Measure performance changes with benchcmp
go test -bench=.
Go has a great option to write your benchmarks and run it together with go test with option -bench. To create a benchmark function you must do the following:
package anonymizer
import "testing"
func BenchmarkAnonymizerShortString(b *testing.B) {
for n := 0; n < b.N; n++ {
Anonymizer("This is a secret message with my private email john@gmail.com")
}
}
func BenchmarkAnonymizerLongString(b *testing.B) {
for n := 0; n < b.N; n++ {
Anonymizer("This is a secret message with my private emails: john@gmail.com, john@gmail.com, john@gmail.com, john@gmail.com, john@gmail.com, john@gmail.com, john@gmail.com.")
}
}
Anonymizer() function searchs for emails in the string and replaces it to “****”.

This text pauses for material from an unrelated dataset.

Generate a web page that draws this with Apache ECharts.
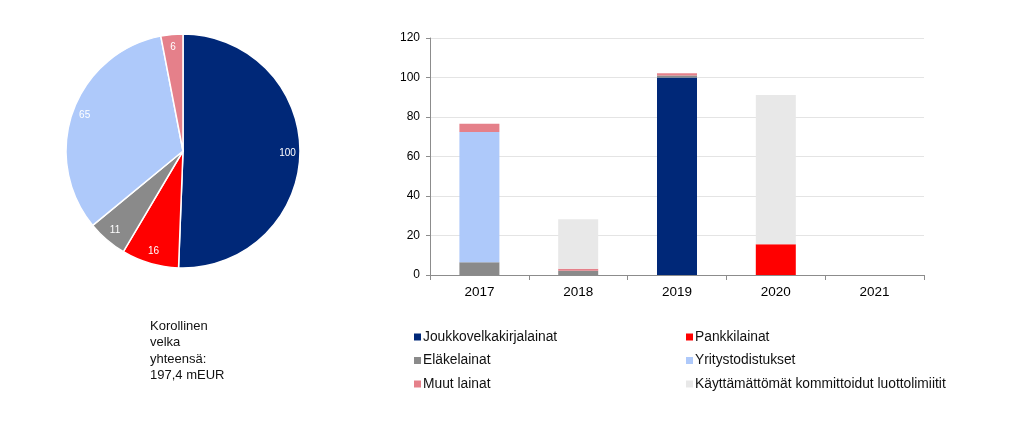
<!DOCTYPE html>
<html><head><meta charset="utf-8">
<script src="https://cdn.jsdelivr.net/npm/echarts@6/dist/echarts.min.js"></script>
<style>html,body{margin:0;padding:0;background:#fff}#c{width:1024px;height:422px}</style>
</head><body><div id="c"></div>
<script>
const years = ['2017','2018','2019','2020','2021'];
const seriesNames = ['Joukkovelkakirjalainat','Pankkilainat','Eläkelainat','Yritystodistukset','Muut lainat','Käyttämättömät kommittoidut luottolimiitit'];
const colors = ['#002878','#FF0000','#8A8A8A','#AEC9FA','#E5808A','#E8E8E8'];
const joukko = [0, 0, 100, 0, 0];
const pankki = [0, 0, 0, 15.6, 0];
const elake = [6.5, 2.2, 1.0, 0, 0];
const yritys = [65.9, 0, 0, 0, 0];
const muut = [4.2, 1.0, 1.2, 0, 0];
const kayttamattomat = [0, 25.0, 0, 75.6, 0];
const barValues = [joukko, pankki, elake, yritys, muut, kayttamattomat];
const pieNames = ['Joukkovelkakirjalainat','Pankkilainat','Eläkelainat','Yritystodistukset','Muut lainat'];
const pieValues = [99.9, 15.6, 10.9, 65.0, 6.0];
const pieColors = ['#002878','#FF0000','#8A8A8A','#AEC9FA','#E5808A'];
const yTicks = [0, 20, 40, 60, 80, 100, 120];
const totalText = 'Korollinen\nvelka\nyhteensä:\n197,4 mEUR';

const chart = echarts.init(document.getElementById('c'), null, {renderer:'canvas'});
const font = 'Liberation Sans, Arial, sans-serif';
const pieData = pieNames.map((n,i)=>({name:n, value:pieValues[i], itemStyle:{color:pieColors[i]}}));
const legendText = {fontSize:13.8, color:'#111', fontFamily:font, padding:[0,0,0,-3]};
const option = {
  animation:false,
  textStyle:{fontFamily:font},
  grid:{left:430, right:100, top:38, bottom:147},
  xAxis:{type:'category', data:years,
    axisLine:{lineStyle:{color:'#8c8c8c'}},
    axisTick:{show:true, length:5, lineStyle:{color:'#8c8c8c'}},
    axisLabel:{color:'#000', fontSize:13.5, fontFamily:font, margin:10}},
  yAxis:{type:'value', min:yTicks[0], max:yTicks[yTicks.length-1], interval:20,
    axisLine:{show:true, lineStyle:{color:'#8c8c8c'}},
    axisTick:{show:true, length:4, lineStyle:{color:'#8c8c8c'}},
    splitLine:{lineStyle:{color:'#e4e4e4'}},
    axisLabel:{color:'#000', fontSize:12, fontFamily:font, margin:10}},
  legend:[
    {orient:'vertical', left:409, top:325, itemWidth:7, itemHeight:7, itemGap:9.5, icon:'rect',
     textStyle:legendText, data:[seriesNames[0], seriesNames[2], seriesNames[4]]},
    {orient:'vertical', left:681, top:325, itemWidth:7, itemHeight:7, itemGap:9.5, icon:'rect',
     textStyle:legendText, data:[seriesNames[1], seriesNames[3], seriesNames[5]]}
  ],
  graphic:[{type:'text', left:150, top:318, style:{text:totalText, font:'13px '+font, fill:'#111', lineHeight:16.5}}],
  series:[
    ...seriesNames.map((n,i)=>({name:n, type:'bar', stack:'a', barWidth:40,
      itemStyle:{color:colors[i]}, data:barValues[i]})),
    {type:'pie', center:[183,151], radius:[0,117], startAngle:90, clockwise:true,
     legendHoverLink:false, silent:true,
     itemStyle:{borderColor:'#fff', borderWidth:1.5},
     label:{show:false}, labelLine:{show:false}, data:pieData},
    {type:'pie', center:[183,151], radius:[86,117], startAngle:90, clockwise:true,
     silent:true, legendHoverLink:false,
     itemStyle:{color:'rgba(0,0,0,0)', borderWidth:0},
     label:{show:true, position:'inside', color:'#fff', fontSize:10, fontFamily:font,
       formatter:p=>Math.round(p.value)},
     labelLine:{show:false},
     data:pieNames.map((n,i)=>({name:n, value:pieValues[i], itemStyle:{color:'rgba(0,0,0,0)'}}))}
  ]
};
chart.setOption(option);
</script></body></html>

go test -bench=. > old.txt && cat old.txt
PASS
BenchmarkAnonymizerShortString 30000 49060 ns/op
BenchmarkAnonymizerLongString 20000 67854 ns/op
ok anonymizer 4.042s
Improve Anonymizer()
Let me show you this Anonymizer():
package anonymizer
import (
"regexp"
"strings"
)
// Anonymizer func
func Anonymizer(s string) string {
re, err := regexp.Compile("[A-Za-z0-9](([_\\.\\-]?[a-zA-Z0-9]+)*)@([A-Za-z0-9]+)(([\\.\\-]?[a-zA-Z0-9]+)*)\\.([A-Za-z]{2,})")
if err != nil {
return s
}
matches := re.FindAllString(s, -1)
for _, matchStr := range matches {
matchStr = strings.Trim(matchStr, " ")
if matchStr != "" {
s = strings.Replace(s, matchStr, "****", -1)
}
}
return s
}
Then I decided that this RegExp is a bit complicated and replaced it to the one sufficient for all practical purposes:
re, err := regexp.Compile("(\\w[-._\\w]*\\w@\\w[-._\\w]*\\w\\.\\w{2,3})")
And run go test again:
go test -bench=. > new.txt
Measure our improvement
So now we have 2 versions of our code and benchmark results for both, lets use benchcmp tool to measure a growth of performance:
go get golang.org/x/tools/cmd/benchcmp
benchcmp old.txt new.txt
benchmark old ns/op new ns/op delta
BenchmarkAnonymizerShortString 50225 40648 -19.07%
BenchmarkAnonymizerLongString 69017 54494 -21.04%
Negative values are good, it means that 1 operation calculates faster after our changes. Of cause this benchmark is artificial and values can be different even on the same environment, so don’t forget it and repeat your experiments.